Population (2023-12-31)
- • Total: 274
- • Density: 46.1/km^{2} (119/sq mi)
- Time zone: UTC+01:00 (CET)
- • Summer (DST): UTC+02:00 (CEST)
- Postal codes: 56281
- Dialling codes: 06746
- Vehicle registration: SIM
- Website: www.hungenroth.de

= Hungenroth =

Hungenroth (/de/) is an Ortsgemeinde – a municipality belonging to a Verbandsgemeinde, a kind of collective municipality – in the Rhein-Hunsrück-Kreis (district) in Rhineland-Palatinate, Germany.

==Geography==

===Location===
The municipality lies on a ridge in the eastern Hunsrück between the Middle Rhine and the Autobahn A 61.

==History==
Hungenroth belonged until the latter half of the 15th century to the Lordship of Schöneck and thereafter, as an unredeemed pledge to the Vogtei of Pfalzfeld in the Lower County of Katzenelnbogen or their rightful successors, the Landgraves of Hesse and the Lords of Hesse-Rheinfels. Beginning in 1794, Hungenroth lay under French rule. In 1815 it was assigned to the Kingdom of Prussia at the Congress of Vienna. Since 1946, it has been part of the then newly founded state of Rhineland-Palatinate.

==Politics==

===Municipal council===
The council is made up of 6 council members, who were elected by majority vote at the municipal election held on 7 June 2009, and the honorary mayor as chairman.

===Mayor===
Hungenroth's mayor is Alexander Wehr.

===Coat of arms===
The German blazon reads: Im geteilten Schild, oben in Rot ein silberner Pflug, unten in Gold ein blaugekrönter herschauender roter Löwe.
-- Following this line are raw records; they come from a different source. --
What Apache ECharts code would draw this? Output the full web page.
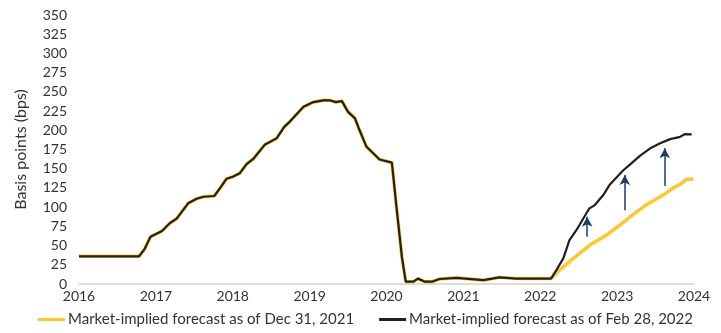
<!DOCTYPE html>
<html>
<head>
<meta charset="utf-8">
<script src="https://cdn.jsdelivr.net/npm/echarts@6/dist/echarts.min.js"></script>
<style>
  html, body { margin: 0; padding: 0; background: #fff; }
  #chart { width: 721px; height: 333px; }
</style>
</head>
<body>
<div id="chart"></div>
<script>
// history shared by both forecasts (year fraction, bps)
const histT = [2016.0, 2016.78, 2016.85, 2016.93, 2017.08, 2017.18, 2017.27, 2017.42, 2017.53, 2017.62,
  2017.76, 2017.83, 2017.92, 2018.0, 2018.09, 2018.18, 2018.27, 2018.42, 2018.57, 2018.67,
  2018.74, 2018.92, 2019.05, 2019.18, 2019.26, 2019.34, 2019.42, 2019.5, 2019.59, 2019.65,
  2019.74, 2019.91, 2020.07, 2020.13, 2020.2, 2020.25, 2020.35, 2020.41, 2020.5, 2020.59,
  2020.69, 2020.91, 2021.26, 2021.47, 2021.69, 2022.14]
const histV = [36, 36, 45, 61.5, 69, 79, 85, 105, 111, 113.5,
  114.5, 124, 137, 139.5, 144, 156, 163, 181.6, 189.5, 204.5,
  211, 230.5, 236.7, 239, 239, 236.7, 238, 224, 215.5, 200,
  178.5, 162, 158, 100, 35.5, 3, 3, 7, 3, 3,
  6.5, 8, 5, 8.7, 7, 7]

// forecast as of Dec 31, 2021
const decT = [2022.25, 2022.43, 2022.645, 2022.75, 2022.86, 2023.08, 2023.2, 2023.38, 2023.6, 2023.73, 2023.82, 2023.9, 2023.99]
const decV = [18, 33.4, 50.7, 57, 63.7, 80, 90, 103, 115.7, 125, 129.6, 136, 136.5]

// forecast as of Feb 28, 2022
const febT = [2022.21, 2022.3, 2022.38, 2022.47, 2022.6, 2022.64, 2022.71, 2022.82, 2022.9, 2023.08,
  2023.17, 2023.3, 2023.43, 2023.56, 2023.69, 2023.82, 2023.88, 2023.97]
const febV = [18, 33.4, 57, 70, 92, 98.4, 102.7, 115.7, 128.7, 148,
  155.7, 167, 176.5, 183, 188.5, 191.5, 195, 194.7]

// arrows showing the upward shift
const arrowT = [2022.61, 2023.1, 2023.62]
const arrowFrom = [61.5, 96, 127.4]
const arrowTo = [87.5, 141.7, 176.5]

const yearTicks = [2016, 2017, 2018, 2019, 2020, 2021, 2022, 2023, 2024]
const seriesNames = ['Market-implied forecast as of Dec 31, 2021', 'Market-implied forecast as of Feb 28, 2022']

function pairs(t, v) {
  return t.map((x, i) => [x, v[i]])
}

const decData = pairs(histT, histV).concat(pairs(decT, decV))
const febData = pairs(histT, histV).concat(pairs(febT, febV))
const arrows = arrowT.map((x, i) => [{ coord: [x, arrowFrom[i]] }, { coord: [x, arrowTo[i]] }])

const font = 'Lato, "Open Sans", sans-serif'
const chart = echarts.init(document.getElementById('chart'))
chart.setOption({
  animation: false,
  textStyle: { fontFamily: font },
  grid: { left: 79, right: 27, top: 15, bottom: 49 },
  legend: {
    bottom: 1,
    left: 33,
    itemWidth: 27,
    itemHeight: 3,
    itemGap: 25,
    icon: 'rect',
    data: seriesNames,
    textStyle: { color: '#333', fontSize: 15, fontFamily: font, padding: [0, 0, 0, -2] }
  },
  xAxis: {
    type: 'value',
    min: 2016,
    max: 2024,
    interval: 1,
    splitLine: { show: false },
    axisTick: { show: false },
    axisLine: { lineStyle: { color: '#d4d0cc', width: 1.5 } },
    axisLabel: {
      color: '#333',
      fontSize: 14,
      margin: 5,
      formatter: (v) => yearTicks.includes(v) ? String(v) : ''
    }
  },
  yAxis: {
    type: 'value',
    min: 0,
    max: 350,
    interval: 25,
    name: 'Basis points (bps)',
    nameLocation: 'middle',
    nameGap: 50,
    nameTextStyle: { color: '#333', fontSize: 16 },
    splitLine: { show: false },
    axisLine: { show: false },
    axisTick: { show: false },
    axisLabel: { color: '#333', fontSize: 14, margin: 12 }
  },
  series: [
    {
      name: seriesNames[0],
      type: 'line',
      data: decData,
      showSymbol: false,
      color: '#fdc82f',
      lineStyle: { color: '#fdc82f', width: 3.5 },
      emphasis: { disabled: true }
    },
    {
      name: seriesNames[1],
      type: 'line',
      data: febData,
      showSymbol: false,
      color: '#231f20',
      lineStyle: { color: '#231f20', width: 2.2 },
      emphasis: { disabled: true },
      markLine: {
        silent: true,
        symbol: ['none', 'arrow'],
        symbolSize: [8, 10],
        label: { show: false },
        lineStyle: { color: '#1d3a6b', width: 1.5, type: 'solid' },
        data: arrows
      }
    }
  ]
})
</script>
</body>
</html>
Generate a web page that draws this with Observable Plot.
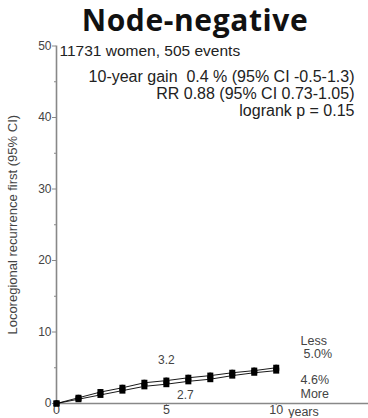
<!DOCTYPE html>
<html><head><meta charset="utf-8">
<script src="https://cdn.jsdelivr.net/npm/d3@7"></script>
<script src="https://cdn.jsdelivr.net/npm/@observablehq/plot@0.6"></script>
<style>
body{margin:0;background:#fff;width:368px;height:418px;overflow:hidden}
#title{height:40px;text-align:center;padding-left:22px;white-space:nowrap}
#title span{display:inline-block;font:bold 30px/normal "Open Sans",Lato,sans-serif;color:#111;letter-spacing:0.6px;margin-top:-1px}
</style></head><body>
<div id="title"><span>Node-negative</span></div>
<div id="chart"></div>
<script>
const years = [0,1,2,3,4,5,6,7,8,9,10];
const lessValues = [0,0.8,1.6,2.2,2.9,3.2,3.6,3.9,4.3,4.6,5.0];
const moreValues = [0,0.6,1.2,1.8,2.4,2.7,3.1,3.4,3.9,4.3,4.6];
const ciHalf = 0.35;
const yMajorTicks = [0,10,20,30,40,50];
const yMinorTicks = [5,15,25,35,45];
const xTicks = [0,5,10];
const annotations = [
  "11731 women, 505 events",
  "10-year gain  0.4 % (95% CI -0.5-1.3)",
  "RR 0.88 (95% CI 0.73-1.05)",
  "logrank p = 0.15"
];

const rows = [];
years.forEach((t,i)=>{
  rows.push({t, v: lessValues[i], s:"Less"});
  rows.push({t, v: moreValues[i], s:"More"});
});
const font = "'Liberation Sans', Arial, sans-serif";
const chart = Plot.plot({
  width: 368, height: 378,
  marginTop: 5.5, marginBottom: 15, marginLeft: 56, marginRight: 0,
  style: {fontFamily: font, background: "#fff", overflow: "visible"},
  x: {domain: [0, 14.2]},
  y: {domain: [0, 50]},
  marks: [
    Plot.axisY({ticks: yMajorTicks, tickSize: 4, tickPadding: 1, fontSize: 12, color: "#444", stroke: "#888", label: null}),
    Plot.axisY({ticks: yMinorTicks, tickSize: 2, text: null, stroke: "#888", label: null}),
    Plot.axisX({ticks: xTicks, tickSize: 2, tickPadding: 0, fontSize: 12.5, color: "#444", stroke: "#888", label: null}),
    Plot.ruleX([0], {y1: 0, y2: 50, stroke: "#888", strokeWidth: 1.6}),
    Plot.ruleY([0], {stroke: "#888", strokeWidth: 1.6}),
    Plot.text(["years"], {x: 10, y: 0, text: d=>d, textAnchor: "start", lineAnchor: "middle", dy: 8, dx: 12, fontSize: 12.5, fill: "#444"}),
    Plot.ruleX(rows, {x: "t", y1: d=>Math.max(0,d.v-ciHalf), y2: d=>d.v+ciHalf, stroke: "#000", strokeWidth: 2}),
    Plot.line(rows, {x: "t", y: "v", z: "s", stroke: "#000", strokeWidth: 0.9}),
    Plot.dot(rows, {x: "t", y: "v", symbol: "square", r: 3.4, fill: "#000"}),
    Plot.text([lessValues[5]], {x: 5, y: d=>d, text: d=>d.toFixed(1), dy: -20, dx: 0, fontSize: 12, fill: "#444"}),
    Plot.text([moreValues[5]], {x: 5, y: d=>d, text: d=>d.toFixed(1), dy: 11, dx: 19, fontSize: 12, fill: "#444"}),
    Plot.text(["Less"], {frameAnchor: "bottom-right", textAnchor: "start", lineAnchor: "middle", text: d=>d, dx: -68, dy: -63, fontSize: 12.5, fill: "#444"}),
    Plot.text([lessValues[10]], {frameAnchor: "bottom-right", textAnchor: "start", lineAnchor: "middle", text: d=>d.toFixed(1)+"%", dx: -65, dy: -50, fontSize: 12.5, fill: "#444"}),
    Plot.text([moreValues[10]], {frameAnchor: "bottom-right", textAnchor: "start", lineAnchor: "middle", text: d=>d.toFixed(1)+"%", dx: -68, dy: -23.5, fontSize: 12.5, fill: "#444"}),
    Plot.text(["More"], {frameAnchor: "bottom-right", textAnchor: "start", lineAnchor: "middle", text: d=>d, dx: -68, dy: -9.5, fontSize: 12.5, fill: "#444"}),
    Plot.text([annotations[0]], {frameAnchor: "top-left", textAnchor: "start", lineAnchor: "middle", text: d=>d, dx: 3, dy: 5.5, fontSize: 15.5, fill: "#222"}),
    Plot.text([annotations.slice(1).join("\n")], {frameAnchor: "top-right", textAnchor: "end", lineAnchor: "top", text: d=>d, dx: -14, dy: 24, lineHeight: 1.06, fontSize: 16, fill: "#222"}),
    Plot.text(["Locoregional recurrence first (95% CI)"], {frameAnchor: "left", textAnchor: "middle", rotate: -90, text: d=>d, dx: -44, fontSize: 13, fill: "#444"})
  ]
});
document.getElementById("chart").appendChild(chart);
</script>
</body></html>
The municipality's arms might in English heraldic language be described thus: Per fess gules a plough argent and Or a lion passant guardant, tail forked, of the first armed, langued and crowned azure.

The field tinctures gules and Or (red and gold) refer to the village's former landholders. Until the latter half of the 15th century, Hungenroth belonged to the Lordship of Schöneck, passing next as an unredeemed pledge to the Counts of Katzenelnbogen. Both landholders’ coats of arms bore the same two tinctures. The silver plough symbolizes the woodland clearing, which surely took place under the Schönecks, and which is mentioned in the last syllable of the municipality's name (the —roth ending stems from the same root as the German verb roden, meaning “clear”, with reference to woods). The charge in the lower half of the escutcheon refers to the village's later status as part of the Vogtei of Pfalzfeld in the Lower County of Katzenelnbogen and that body's rightful successors.

==Culture and sightseeing==

===Buildings===
The following are listed buildings or sites in Rhineland-Palatinate's Directory of Cultural Monuments:
- Gründelbachstraße 5: L-shaped estate; timber-frame house, partly slated, 19th century

===Clubs===
- TTC Hungenroth 1965 e.V. (table tennis)
- Verein für Heimatpflege e.V. Hungenroth (heritage)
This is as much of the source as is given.